Repeat exactly the stretch of lines from the line containing "Generate a web" through the line containing "const yTicks = [2.0, 2.5, 3.0, 3.5, 4.0, 4.5, 5.0, 5.5];", both included, and nothing else.

:: Entries shown ::
◇ ◇ ◇ ◇
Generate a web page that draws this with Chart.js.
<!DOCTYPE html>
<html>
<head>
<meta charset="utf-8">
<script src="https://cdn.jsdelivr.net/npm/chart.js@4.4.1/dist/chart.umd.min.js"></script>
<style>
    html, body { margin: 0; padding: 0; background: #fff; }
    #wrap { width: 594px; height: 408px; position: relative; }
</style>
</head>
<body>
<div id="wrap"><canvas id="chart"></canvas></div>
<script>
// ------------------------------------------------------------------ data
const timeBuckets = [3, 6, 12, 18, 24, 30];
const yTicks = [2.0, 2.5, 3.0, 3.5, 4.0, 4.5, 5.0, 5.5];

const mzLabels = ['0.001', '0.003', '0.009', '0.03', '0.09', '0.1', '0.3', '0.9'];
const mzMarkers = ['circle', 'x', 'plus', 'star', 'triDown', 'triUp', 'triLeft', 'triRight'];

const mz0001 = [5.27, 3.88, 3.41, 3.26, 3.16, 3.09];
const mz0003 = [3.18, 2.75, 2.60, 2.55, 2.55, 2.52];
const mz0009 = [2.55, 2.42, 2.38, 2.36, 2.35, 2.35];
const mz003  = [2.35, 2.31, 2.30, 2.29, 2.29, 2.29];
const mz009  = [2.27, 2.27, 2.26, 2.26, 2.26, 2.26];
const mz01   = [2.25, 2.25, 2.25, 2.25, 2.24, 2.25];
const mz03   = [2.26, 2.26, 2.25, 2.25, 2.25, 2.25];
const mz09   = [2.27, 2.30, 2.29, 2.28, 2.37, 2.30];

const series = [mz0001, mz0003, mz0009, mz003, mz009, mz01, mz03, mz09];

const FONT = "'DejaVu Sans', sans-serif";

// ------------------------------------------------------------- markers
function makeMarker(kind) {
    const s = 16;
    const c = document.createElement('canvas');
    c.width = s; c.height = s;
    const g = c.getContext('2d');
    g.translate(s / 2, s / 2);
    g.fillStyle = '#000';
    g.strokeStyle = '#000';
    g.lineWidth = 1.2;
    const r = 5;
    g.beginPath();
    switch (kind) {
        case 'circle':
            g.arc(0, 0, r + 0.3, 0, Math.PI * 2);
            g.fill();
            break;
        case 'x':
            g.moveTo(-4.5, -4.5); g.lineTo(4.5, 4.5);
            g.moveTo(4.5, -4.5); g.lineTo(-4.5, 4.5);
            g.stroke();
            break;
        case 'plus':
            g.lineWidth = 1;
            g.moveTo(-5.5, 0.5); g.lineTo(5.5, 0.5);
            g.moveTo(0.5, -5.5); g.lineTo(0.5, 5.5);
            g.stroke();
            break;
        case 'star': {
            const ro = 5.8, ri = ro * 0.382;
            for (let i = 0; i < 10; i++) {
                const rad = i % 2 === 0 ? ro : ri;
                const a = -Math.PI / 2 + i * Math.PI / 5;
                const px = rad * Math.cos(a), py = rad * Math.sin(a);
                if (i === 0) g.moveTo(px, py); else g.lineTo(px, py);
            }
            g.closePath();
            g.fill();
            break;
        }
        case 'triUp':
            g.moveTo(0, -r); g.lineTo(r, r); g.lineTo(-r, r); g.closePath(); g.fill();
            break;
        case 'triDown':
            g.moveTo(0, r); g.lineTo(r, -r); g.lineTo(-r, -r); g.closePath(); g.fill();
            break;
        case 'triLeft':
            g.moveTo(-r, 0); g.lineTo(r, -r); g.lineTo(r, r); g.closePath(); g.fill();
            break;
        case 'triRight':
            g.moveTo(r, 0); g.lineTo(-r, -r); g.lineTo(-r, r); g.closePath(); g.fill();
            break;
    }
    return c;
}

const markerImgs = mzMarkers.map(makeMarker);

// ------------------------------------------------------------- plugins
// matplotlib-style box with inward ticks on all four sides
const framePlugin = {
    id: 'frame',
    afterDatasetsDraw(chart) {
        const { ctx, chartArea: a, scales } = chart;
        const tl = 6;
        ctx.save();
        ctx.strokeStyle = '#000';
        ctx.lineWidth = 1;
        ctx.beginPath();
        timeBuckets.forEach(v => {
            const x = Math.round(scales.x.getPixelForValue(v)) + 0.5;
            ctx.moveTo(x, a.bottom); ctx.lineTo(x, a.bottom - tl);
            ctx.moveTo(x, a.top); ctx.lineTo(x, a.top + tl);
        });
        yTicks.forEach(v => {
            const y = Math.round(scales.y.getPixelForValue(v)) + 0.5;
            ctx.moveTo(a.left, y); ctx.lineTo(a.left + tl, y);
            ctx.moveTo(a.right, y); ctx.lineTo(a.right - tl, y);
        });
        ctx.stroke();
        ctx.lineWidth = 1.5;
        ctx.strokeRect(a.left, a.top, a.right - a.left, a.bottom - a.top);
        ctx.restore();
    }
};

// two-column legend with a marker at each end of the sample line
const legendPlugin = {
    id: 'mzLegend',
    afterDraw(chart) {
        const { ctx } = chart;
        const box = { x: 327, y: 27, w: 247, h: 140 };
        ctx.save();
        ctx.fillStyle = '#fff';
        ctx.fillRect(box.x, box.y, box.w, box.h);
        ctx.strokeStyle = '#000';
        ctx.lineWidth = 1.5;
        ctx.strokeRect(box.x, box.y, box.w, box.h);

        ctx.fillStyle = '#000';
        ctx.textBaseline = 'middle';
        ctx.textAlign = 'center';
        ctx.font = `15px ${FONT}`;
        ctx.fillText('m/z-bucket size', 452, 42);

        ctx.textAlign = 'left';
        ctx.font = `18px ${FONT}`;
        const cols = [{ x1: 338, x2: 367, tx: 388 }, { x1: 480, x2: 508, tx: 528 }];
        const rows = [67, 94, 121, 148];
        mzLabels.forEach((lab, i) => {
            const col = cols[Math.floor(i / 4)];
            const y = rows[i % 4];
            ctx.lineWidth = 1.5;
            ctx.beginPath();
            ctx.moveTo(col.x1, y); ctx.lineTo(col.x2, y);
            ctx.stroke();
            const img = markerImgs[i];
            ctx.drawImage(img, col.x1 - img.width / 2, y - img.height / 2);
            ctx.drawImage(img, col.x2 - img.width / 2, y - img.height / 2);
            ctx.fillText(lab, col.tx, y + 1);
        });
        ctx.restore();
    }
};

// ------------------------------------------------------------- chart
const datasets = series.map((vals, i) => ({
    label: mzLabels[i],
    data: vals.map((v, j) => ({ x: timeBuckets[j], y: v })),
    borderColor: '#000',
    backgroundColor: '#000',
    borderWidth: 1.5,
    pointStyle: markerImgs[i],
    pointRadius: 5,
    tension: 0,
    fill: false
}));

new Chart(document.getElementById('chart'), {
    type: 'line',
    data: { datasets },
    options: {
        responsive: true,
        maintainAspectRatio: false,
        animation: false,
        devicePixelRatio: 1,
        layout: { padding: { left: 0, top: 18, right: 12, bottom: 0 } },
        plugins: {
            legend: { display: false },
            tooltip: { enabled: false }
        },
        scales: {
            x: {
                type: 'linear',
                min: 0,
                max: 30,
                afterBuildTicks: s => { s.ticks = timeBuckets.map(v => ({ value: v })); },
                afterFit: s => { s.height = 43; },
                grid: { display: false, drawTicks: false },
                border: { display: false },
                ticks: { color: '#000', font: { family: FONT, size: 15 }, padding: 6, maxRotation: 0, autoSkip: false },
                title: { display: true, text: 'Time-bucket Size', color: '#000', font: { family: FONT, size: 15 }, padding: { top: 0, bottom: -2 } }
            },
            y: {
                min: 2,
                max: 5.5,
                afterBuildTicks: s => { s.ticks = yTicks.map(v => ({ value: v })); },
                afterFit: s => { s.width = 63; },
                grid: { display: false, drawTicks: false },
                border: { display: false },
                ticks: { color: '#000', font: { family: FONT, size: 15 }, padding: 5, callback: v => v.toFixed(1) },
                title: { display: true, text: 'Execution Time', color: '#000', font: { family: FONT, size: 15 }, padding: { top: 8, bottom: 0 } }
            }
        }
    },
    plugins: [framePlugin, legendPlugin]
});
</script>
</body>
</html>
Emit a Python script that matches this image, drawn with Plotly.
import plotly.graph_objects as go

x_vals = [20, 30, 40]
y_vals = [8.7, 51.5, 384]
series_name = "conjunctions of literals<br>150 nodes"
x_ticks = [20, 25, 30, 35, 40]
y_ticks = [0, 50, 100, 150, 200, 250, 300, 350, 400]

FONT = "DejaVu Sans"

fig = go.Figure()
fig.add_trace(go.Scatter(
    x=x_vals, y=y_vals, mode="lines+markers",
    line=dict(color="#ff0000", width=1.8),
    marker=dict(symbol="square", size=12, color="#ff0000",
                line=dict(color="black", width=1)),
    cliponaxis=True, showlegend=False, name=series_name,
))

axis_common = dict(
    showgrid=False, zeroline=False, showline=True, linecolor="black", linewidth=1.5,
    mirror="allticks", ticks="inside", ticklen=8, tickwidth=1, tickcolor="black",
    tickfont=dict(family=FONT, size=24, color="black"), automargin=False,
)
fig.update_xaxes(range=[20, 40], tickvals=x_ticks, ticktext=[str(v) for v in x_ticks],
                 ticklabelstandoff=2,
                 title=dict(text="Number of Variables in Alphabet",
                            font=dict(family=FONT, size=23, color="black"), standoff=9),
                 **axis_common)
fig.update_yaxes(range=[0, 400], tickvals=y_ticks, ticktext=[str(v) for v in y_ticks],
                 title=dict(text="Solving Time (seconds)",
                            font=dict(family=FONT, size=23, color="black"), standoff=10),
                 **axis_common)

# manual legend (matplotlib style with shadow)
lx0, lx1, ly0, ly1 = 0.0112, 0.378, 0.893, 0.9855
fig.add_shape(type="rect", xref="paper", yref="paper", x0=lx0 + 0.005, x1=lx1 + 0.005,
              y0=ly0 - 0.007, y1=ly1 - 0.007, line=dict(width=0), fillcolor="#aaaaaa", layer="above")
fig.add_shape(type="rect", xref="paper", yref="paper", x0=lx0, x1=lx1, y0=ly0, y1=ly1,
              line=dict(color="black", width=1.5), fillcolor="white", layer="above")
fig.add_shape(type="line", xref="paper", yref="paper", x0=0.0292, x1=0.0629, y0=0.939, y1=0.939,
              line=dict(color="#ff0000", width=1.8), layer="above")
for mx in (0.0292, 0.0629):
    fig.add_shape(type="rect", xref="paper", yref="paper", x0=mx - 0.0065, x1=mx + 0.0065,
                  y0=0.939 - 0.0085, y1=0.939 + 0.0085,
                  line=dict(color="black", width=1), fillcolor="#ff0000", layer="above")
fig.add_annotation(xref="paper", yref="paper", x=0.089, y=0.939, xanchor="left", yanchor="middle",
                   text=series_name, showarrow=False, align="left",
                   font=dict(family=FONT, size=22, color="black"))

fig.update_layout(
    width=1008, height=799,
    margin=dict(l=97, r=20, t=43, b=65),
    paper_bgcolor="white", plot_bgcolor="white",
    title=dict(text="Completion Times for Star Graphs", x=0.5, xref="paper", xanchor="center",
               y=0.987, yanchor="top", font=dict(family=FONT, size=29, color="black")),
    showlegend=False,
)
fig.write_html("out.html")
◇ ◇ ◇ ◇
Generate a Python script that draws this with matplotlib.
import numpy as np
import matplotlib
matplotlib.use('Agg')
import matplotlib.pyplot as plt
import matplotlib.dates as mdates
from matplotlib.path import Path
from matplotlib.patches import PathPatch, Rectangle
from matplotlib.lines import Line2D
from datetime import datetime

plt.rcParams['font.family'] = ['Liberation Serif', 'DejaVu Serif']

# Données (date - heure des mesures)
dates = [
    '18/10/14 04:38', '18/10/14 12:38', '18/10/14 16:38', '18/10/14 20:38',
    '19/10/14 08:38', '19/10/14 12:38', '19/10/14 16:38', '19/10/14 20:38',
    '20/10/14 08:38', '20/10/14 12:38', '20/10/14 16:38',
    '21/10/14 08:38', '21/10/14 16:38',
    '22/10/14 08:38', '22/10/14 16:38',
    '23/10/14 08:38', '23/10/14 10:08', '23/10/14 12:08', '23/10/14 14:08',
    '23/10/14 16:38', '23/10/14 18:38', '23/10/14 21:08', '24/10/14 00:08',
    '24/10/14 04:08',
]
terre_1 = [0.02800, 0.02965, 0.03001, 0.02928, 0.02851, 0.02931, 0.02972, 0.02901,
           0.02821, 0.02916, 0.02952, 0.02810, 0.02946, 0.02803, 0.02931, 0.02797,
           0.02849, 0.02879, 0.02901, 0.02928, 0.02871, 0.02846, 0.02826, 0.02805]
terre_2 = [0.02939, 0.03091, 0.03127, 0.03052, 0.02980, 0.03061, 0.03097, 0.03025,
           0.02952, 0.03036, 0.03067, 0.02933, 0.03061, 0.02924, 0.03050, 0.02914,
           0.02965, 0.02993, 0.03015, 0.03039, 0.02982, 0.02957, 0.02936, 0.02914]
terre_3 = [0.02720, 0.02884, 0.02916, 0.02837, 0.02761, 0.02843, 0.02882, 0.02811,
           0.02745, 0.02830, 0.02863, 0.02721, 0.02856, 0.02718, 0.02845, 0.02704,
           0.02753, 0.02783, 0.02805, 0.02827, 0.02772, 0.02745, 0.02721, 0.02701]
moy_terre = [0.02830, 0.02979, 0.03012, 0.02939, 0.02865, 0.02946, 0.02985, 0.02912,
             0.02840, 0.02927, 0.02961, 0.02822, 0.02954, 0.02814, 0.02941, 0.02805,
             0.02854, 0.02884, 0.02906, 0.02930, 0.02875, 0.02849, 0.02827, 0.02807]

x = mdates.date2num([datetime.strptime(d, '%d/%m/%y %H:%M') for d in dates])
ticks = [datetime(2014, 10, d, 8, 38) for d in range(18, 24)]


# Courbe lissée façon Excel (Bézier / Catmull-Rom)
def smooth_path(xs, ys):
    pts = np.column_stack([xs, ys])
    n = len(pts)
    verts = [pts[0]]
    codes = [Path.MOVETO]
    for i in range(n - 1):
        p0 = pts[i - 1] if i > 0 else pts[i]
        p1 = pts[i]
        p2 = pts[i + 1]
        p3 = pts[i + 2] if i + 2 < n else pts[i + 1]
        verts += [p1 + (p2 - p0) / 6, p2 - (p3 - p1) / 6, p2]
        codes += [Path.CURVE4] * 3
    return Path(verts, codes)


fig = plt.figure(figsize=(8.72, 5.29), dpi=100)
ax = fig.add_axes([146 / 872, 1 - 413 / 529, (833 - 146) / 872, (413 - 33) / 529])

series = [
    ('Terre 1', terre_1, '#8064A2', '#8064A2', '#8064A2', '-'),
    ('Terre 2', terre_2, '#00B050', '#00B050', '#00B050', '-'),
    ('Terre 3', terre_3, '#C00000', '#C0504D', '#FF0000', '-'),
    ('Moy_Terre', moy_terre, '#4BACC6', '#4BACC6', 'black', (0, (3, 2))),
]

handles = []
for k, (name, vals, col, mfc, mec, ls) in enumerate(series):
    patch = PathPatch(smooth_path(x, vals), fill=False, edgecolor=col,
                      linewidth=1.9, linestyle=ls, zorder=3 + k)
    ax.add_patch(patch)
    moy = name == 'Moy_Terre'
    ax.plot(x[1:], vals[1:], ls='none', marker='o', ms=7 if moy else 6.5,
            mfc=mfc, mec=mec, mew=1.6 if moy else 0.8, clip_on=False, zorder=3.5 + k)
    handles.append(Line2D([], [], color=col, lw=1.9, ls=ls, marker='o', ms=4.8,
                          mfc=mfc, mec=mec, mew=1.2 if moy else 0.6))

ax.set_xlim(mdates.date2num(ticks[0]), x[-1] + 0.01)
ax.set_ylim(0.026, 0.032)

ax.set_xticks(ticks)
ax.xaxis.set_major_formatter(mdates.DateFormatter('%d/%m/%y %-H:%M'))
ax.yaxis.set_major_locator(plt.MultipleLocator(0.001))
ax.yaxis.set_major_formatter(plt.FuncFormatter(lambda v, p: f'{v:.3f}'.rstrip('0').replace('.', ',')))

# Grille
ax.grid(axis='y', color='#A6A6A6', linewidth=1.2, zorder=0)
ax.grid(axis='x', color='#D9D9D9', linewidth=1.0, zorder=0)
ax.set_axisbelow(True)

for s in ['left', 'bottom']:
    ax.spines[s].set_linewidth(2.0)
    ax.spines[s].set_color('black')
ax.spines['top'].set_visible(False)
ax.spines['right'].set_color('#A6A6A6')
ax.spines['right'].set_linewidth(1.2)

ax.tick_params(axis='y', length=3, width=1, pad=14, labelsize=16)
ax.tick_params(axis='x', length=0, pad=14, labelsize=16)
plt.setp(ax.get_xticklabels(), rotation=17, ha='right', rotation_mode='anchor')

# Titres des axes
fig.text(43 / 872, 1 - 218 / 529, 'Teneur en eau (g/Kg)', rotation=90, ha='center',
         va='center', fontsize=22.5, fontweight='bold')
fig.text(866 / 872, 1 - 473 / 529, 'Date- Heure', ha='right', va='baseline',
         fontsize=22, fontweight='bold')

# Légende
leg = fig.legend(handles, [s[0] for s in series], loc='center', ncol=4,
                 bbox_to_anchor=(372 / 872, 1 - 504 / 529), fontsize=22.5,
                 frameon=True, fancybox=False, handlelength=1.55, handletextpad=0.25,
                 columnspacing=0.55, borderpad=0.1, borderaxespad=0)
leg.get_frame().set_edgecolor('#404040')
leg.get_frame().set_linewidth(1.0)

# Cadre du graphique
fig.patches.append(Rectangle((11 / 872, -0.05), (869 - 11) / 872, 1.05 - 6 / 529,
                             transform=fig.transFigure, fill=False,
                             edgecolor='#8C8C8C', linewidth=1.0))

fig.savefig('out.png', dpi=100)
◇ ◇ ◇ ◇
:: The output ::
Generate a web page that draws this with Chart.js.
<!DOCTYPE html>
<html>
<head>
<meta charset="utf-8">
<script src="https://cdn.jsdelivr.net/npm/chart.js@4.4.1/dist/chart.umd.min.js"></script>
<style>
    html, body { margin: 0; padding: 0; background: #fff; }
    #wrap { width: 594px; height: 408px; position: relative; }
</style>
</head>
<body>
<div id="wrap"><canvas id="chart"></canvas></div>
<script>
// ------------------------------------------------------------------ data
const timeBuckets = [3, 6, 12, 18, 24, 30];
const yTicks = [2.0, 2.5, 3.0, 3.5, 4.0, 4.5, 5.0, 5.5];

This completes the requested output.